■ Information supplied
+ + + + +

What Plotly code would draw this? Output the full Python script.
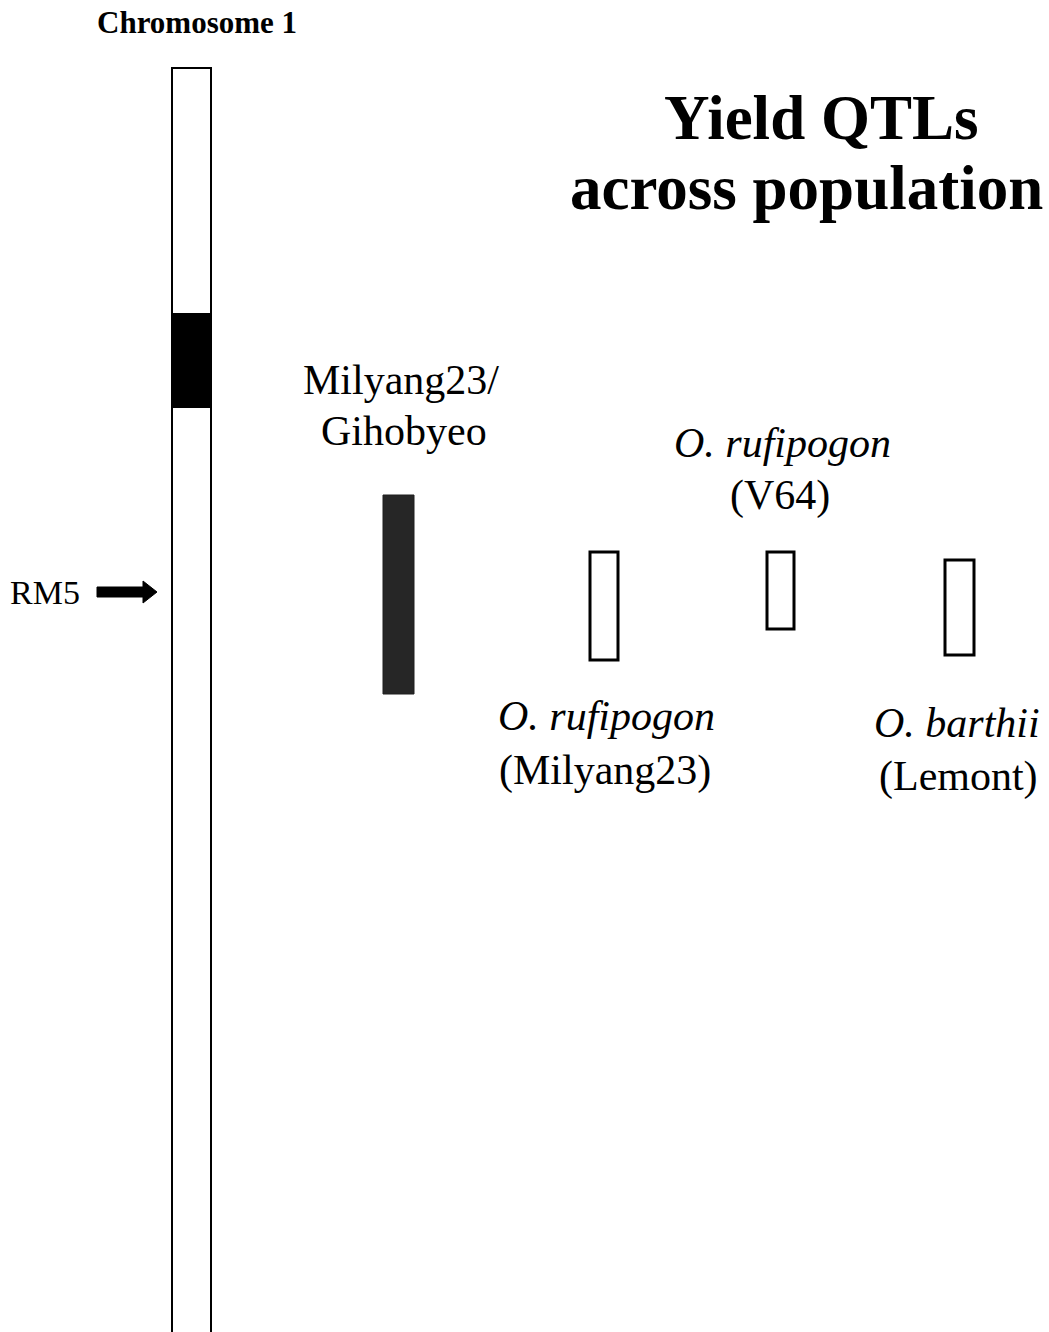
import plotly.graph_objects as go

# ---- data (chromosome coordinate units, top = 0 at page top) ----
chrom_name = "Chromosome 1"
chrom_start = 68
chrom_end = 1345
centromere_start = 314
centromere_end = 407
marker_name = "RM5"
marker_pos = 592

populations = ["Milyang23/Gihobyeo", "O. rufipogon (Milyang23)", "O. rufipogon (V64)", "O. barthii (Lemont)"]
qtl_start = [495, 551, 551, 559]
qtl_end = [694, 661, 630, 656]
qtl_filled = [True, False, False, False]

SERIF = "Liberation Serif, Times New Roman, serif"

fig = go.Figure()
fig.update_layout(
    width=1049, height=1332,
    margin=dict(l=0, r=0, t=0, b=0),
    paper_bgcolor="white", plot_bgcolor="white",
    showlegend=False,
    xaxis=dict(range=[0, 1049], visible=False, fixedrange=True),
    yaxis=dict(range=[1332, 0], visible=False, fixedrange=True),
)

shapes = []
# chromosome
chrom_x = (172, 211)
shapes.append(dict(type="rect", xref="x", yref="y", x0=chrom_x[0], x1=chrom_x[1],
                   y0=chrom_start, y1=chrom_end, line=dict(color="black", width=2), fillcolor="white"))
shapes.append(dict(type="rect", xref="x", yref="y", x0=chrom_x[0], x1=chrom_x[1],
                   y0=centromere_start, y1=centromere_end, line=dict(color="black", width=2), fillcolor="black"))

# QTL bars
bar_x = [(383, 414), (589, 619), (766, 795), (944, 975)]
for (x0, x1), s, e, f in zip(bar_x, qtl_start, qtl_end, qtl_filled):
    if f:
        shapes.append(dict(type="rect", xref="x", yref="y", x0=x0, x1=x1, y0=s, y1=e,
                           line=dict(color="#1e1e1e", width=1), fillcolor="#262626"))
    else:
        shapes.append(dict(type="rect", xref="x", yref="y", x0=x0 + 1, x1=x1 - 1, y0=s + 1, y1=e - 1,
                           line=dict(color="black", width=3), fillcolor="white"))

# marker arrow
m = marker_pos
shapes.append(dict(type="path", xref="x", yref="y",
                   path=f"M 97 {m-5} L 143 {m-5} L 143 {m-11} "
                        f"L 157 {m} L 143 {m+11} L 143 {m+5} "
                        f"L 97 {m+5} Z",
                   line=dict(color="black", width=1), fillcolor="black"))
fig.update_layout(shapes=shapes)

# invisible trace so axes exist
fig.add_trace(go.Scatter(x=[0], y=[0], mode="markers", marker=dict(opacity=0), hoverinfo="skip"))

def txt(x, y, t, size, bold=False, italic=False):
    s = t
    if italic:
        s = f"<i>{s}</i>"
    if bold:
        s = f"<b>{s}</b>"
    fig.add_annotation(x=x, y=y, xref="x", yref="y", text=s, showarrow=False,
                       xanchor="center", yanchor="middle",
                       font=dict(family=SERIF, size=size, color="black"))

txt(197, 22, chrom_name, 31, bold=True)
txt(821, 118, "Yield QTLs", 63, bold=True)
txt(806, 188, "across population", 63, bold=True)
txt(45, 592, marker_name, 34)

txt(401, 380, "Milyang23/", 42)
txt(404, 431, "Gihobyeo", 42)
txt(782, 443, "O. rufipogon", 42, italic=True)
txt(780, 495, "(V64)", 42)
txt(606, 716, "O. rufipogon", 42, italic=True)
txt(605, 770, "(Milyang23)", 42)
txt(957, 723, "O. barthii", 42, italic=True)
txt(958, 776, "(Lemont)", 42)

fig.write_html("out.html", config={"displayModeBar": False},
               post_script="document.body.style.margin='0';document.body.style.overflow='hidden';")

+ + + + +

■ Given request
Transcribe exactly, with no pictures, the lines running from the first line of the material through the line holding "marker_pos = 592".

■ Expected answer
What Plotly code would draw this? Output the full Python script.
import plotly.graph_objects as go

# ---- data (chromosome coordinate units, top = 0 at page top) ----
chrom_name = "Chromosome 1"
chrom_start = 68
chrom_end = 1345
centromere_start = 314
centromere_end = 407
marker_name = "RM5"
marker_pos = 592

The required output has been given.